SECURITIES AND EXCHANGE COMMISSION

Washington, D.C. 20549

 

FORM 8-K

 

CURRENT REPORT

Pursuant to Section 13 or 15(d) of the

Securities Exchange Act of 1934

 

Date of Report (Date of earliest event reported): November 25, 2012

 

FLORIDA GAMING CORPORATION

(Exact name of registrant as specified in its charter)

  

Delaware 0-9099 59-1670533
(State or other jurisdiction (Commission File No.) (I.R.S. Employer
of incorporation)   Identification No.)

 

3500 NW 37th Avenue, Miami, FL 33142
(Address of principal executive offices) (Zip code)

 

(502) 589-2000

(Registrant’s telephone number, including area code)

 

Not Applicable

(Former name or former address, if changed since last report.)

 

Check the appropriate box below if the Form 8-K filing is intended to simultaneously satisfy the filing obligation of the registrant under any of the following provisions:

 

¨ Written communications pursuant to Rule 425 under the Securities Act (17 CFR 230.425)
x Soliciting material pursuant to Rule 14a-12 under the Exchange Act (17 CFR 240.14a-12)
¨ Pre-commencement communications pursuant to Rule 14d-2(b) under the Exchange Act (17 CFR 240.14d-2(b))
¨ Pre-commencement communications pursuant to Rule 13e-4(c) under the Exchange Act (17 CFR 240.13e-4(c))

 

 
 

 

Item 1.01Entry into a Material Definitive Agreement.

 

On November 25, 2012, Florida Gaming Corporation (the “Company”) and its wholly owned subsidiary, Florida Gaming Centers, Inc. (“Centers”), entered into a Stock Purchase Agreement (the “SPA”) with Silvermark LLC (“Silvermark”) pursuant to which the Company will sell, and Silvermark will acquire, all of the common stock of Centers for $115 million plus the assumption of certain liabilities of Centers associated with two mortgages held by Miami-Dade County, Florida.
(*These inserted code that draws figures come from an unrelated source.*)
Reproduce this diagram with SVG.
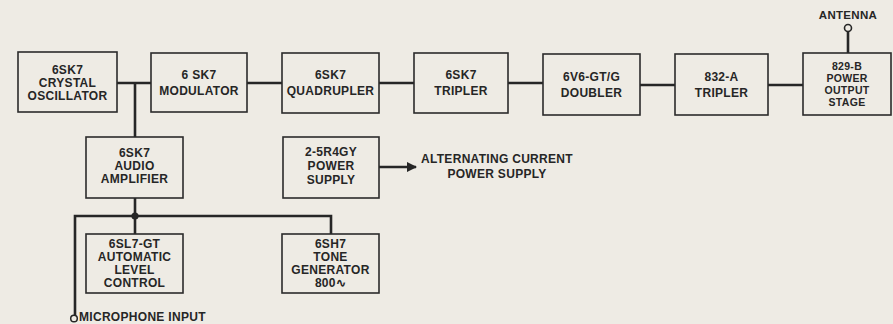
<svg xmlns="http://www.w3.org/2000/svg" width="893" height="324" viewBox="0 0 893 324">
<style>
.bg{fill:#eeebe4}
.box{fill:none;stroke:#2b2b2b;stroke-width:1.6}
.wire{fill:none;stroke:#262626;stroke-width:2.6}
text{font-family:"Liberation Sans",Arial,sans-serif;font-weight:bold;font-size:12px;fill:#262626;text-anchor:middle;letter-spacing:0.3px}
.sm{font-size:10.5px}
.lbl{text-anchor:start}
</style>
<defs>
<marker id="arr" viewBox="0 0 10 10" refX="9" refY="5" markerWidth="4" markerHeight="4" orient="auto" markerUnits="strokeWidth">
<path d="M0,0 L10,5 L0,10 z" fill="#262626"/>
</marker>
</defs>
<rect class="bg" x="0" y="0" width="893" height="324"/>

<g id="connectors">
<path class="wire" d="M117,83 H151"/>
<path class="wire" d="M135,83 V137"/>
<path class="wire" d="M247,83 H282"/>
<path class="wire" d="M379,83 H414"/>
<path class="wire" d="M508,83 H543"/>
<path class="wire" d="M640,85 H675"/>
<path class="wire" d="M768,85 H803"/>
<path class="wire" d="M848,31.5 V53"/>
<path class="wire" d="M135,198 V234"/>
<path class="wire" d="M75,315 V216 H331 V234"/>
<circle cx="135" cy="216" r="3.6" fill="#262626"/>
<path class="wire" d="M379,167 H416" marker-end="url(#arr)"/>
<circle cx="848" cy="28" r="3.5" fill="none" stroke="#262626" stroke-width="1.6"/>
<circle cx="74" cy="318.5" r="3.3" fill="none" stroke="#262626" stroke-width="1.5"/>
</g>

<g id="crystal-oscillator">
<rect class="box" x="18" y="52" width="99" height="60"/>
<text x="67.5" y="74">6SK7</text>
<text x="67.5" y="87">CRYSTAL</text>
<text x="67.5" y="99.5">OSCILLATOR</text>
</g>
<g id="modulator">
<rect class="box" x="151" y="53" width="96" height="59"/>
<text x="199" y="78.5">6 SK7</text>
<text x="199" y="95">MODULATOR</text>
</g>
<g id="quadrupler">
<rect class="box" x="282" y="53" width="97" height="60"/>
<text x="330.5" y="79">6SK7</text>
<text x="330.5" y="95">QUADRUPLER</text>
</g>
<g id="tripler-6sk7">
<rect class="box" x="414" y="53" width="94" height="60"/>
<text x="461" y="79">6SK7</text>
<text x="461" y="95">TRIPLER</text>
</g>
<g id="doubler">
<rect class="box" x="543" y="54" width="97" height="61"/>
<text x="591.5" y="81">6V6-GT/G</text>
<text x="591.5" y="96.5">DOUBLER</text>
</g>
<g id="tripler-832a">
<rect class="box" x="675" y="54" width="93" height="61"/>
<text x="721.5" y="81">832-A</text>
<text x="721.5" y="96.5">TRIPLER</text>
</g>
<g id="power-output-stage">
<rect class="box" x="803" y="53" width="88" height="62"/>
<text class="sm" x="847" y="69.5">829-B</text>
<text class="sm" x="847" y="81.5">POWER</text>
<text class="sm" x="847" y="93.5">OUTPUT</text>
<text class="sm" x="847" y="105.5">STAGE</text>
</g>
<g id="antenna">
<text x="848" y="19" style="font-size:11.5px">ANTENNA</text>
</g>
<g id="audio-amplifier">
<rect class="box" x="86" y="137" width="97" height="61"/>
<text x="134.5" y="157">6SK7</text>
<text x="134.5" y="170">AUDIO</text>
<text x="134.5" y="183">AMPLIFIER</text>
</g>
<g id="power-supply">
<rect class="box" x="283" y="137" width="96" height="61"/>
<text x="331" y="155.5">2-5R4GY</text>
<text x="331" y="170">POWER</text>
<text x="331" y="184">SUPPLY</text>
</g>
<g id="ac-power-supply">
<text x="497" y="163">ALTERNATING CURRENT</text>
<text x="497" y="178">POWER SUPPLY</text>
</g>
<g id="automatic-level-control">
<rect class="box" x="86" y="234" width="97" height="59"/>
<text x="134.5" y="247.5">6SL7-GT</text>
<text x="134.5" y="260.5">AUTOMATIC</text>
<text x="134.5" y="273.5">LEVEL</text>
<text x="134.5" y="286.5">CONTROL</text>
</g>
<g id="tone-generator">
<rect class="box" x="282" y="234" width="97" height="59"/>
<text x="330.5" y="247.5">6SH7</text>
<text x="330.5" y="260.5">TONE</text>
<text x="330.5" y="273.5">GENERATOR</text>
<text x="330.5" y="286.5">800∿</text>
</g>
<g id="microphone-input">
<text class="lbl" x="79" y="321">MICROPHONE INPUT</text>
</g>
</svg>
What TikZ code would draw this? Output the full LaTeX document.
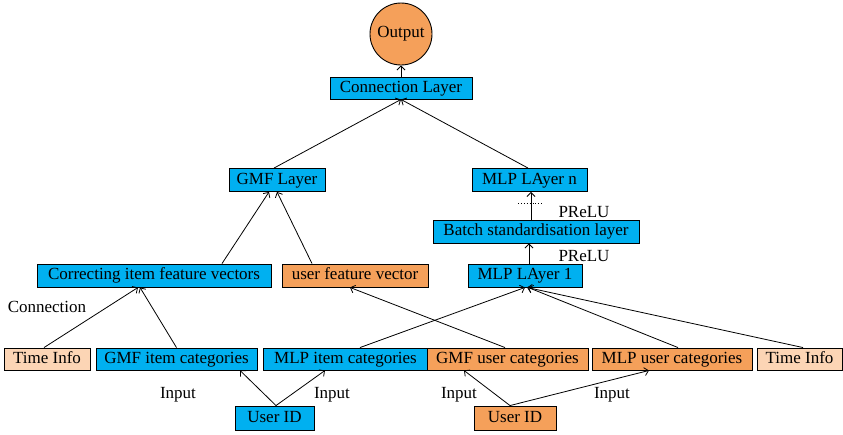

Centers’ stock constitutes the Company’s only operating asset. Within ten (10) business days after signing the SPA, Silvermark will place a $50,000 cash deposit into an escrow account which will be paid to the Company as part of the purchase price at closing.

 

The $115 million cash purchase price is subject to adjustment as described in the SPA. The purchase price will be used to fund repayment of Centers’ other outstanding indebtedness, including but not limited to an approximately $87 million credit facility and other debt totaling approximately $10.5 million. In connection with the transaction, the Company will also repurchase warrants for 35% of Centers’ equity held by lenders under Centers’ credit facility (the “Centers Warrants”). At closing, $7.5 million of the purchase price will be placed in escrow for up to three years to indemnify Silvermark LLC against obligations of the Company after the closing. The Company expects to use any net cash proceeds from the transaction, after repurchasing the Centers Warrants and the debt reduction described above, to pay transaction-related expenses and for other corporate purposes. The terms of the Centers Warrants, including the repurchase terms, are set forth in the Warrant Agreement attached as Exhibit 4.2 to the Company’s Current Report on Form 8-K dated April 25, 2011.

 

The proposed transaction is subject to Company stockholder approval and customary regulatory approvals, including Silvermark’s receipt of a Florida gaming license, and other customary regulatory and closing conditions. The transaction is also conditioned on Centers’ receipt of an order from the court in the Company’s and Centers’ ongoing litigation in the Circuit Court of the 11th Judicial Circuit in and for Miami-Dade County, Florida (a) either approving of Centers’ entry into the transaction or ruling that the court’s approval of Centers’ entry into the transaction is not required, and (b) requiring Centers’ receiver to cooperate with Centers to allow Centers to comply with and fulfill its obligations under the SPA. On November 27, 2012, the court entered an order (y) that Centers’ entry into the SPA is outside the scope of the receivership order, and (z) ordering the receiver to cooperate with reasonable due diligence requirements in connection with the transaction.

 

Under the SPA, the Company and Centers must pay Silvermark a termination fee of $4.6 million plus reimbursement for costs and expenses incurred by Silvermark in connection with the proposed transaction if Silvermark terminates the SPA because of a breach by the Company or Centers of any representation, warranty, covenant or other agreement contained in the SPA or if the Company terminates the SPA to enter into a “superior proposal” or “acquisition proposal” (as those terms are defined in the SPA). Silvermark may also terminate the SPA at anytime within the first 90 days of its due diligence period which commenced on November 25, 2012.

 

In connection with the SPA, the Company’s Chairman, W. Bennett Collett, and the Company’s President and CEO, W. Bennett Collett, Jr., each executed a Joinder and Guarantee agreement in which each of them, jointly and severally, have guaranteed the Company’s and Centers’ obligations under the SPA.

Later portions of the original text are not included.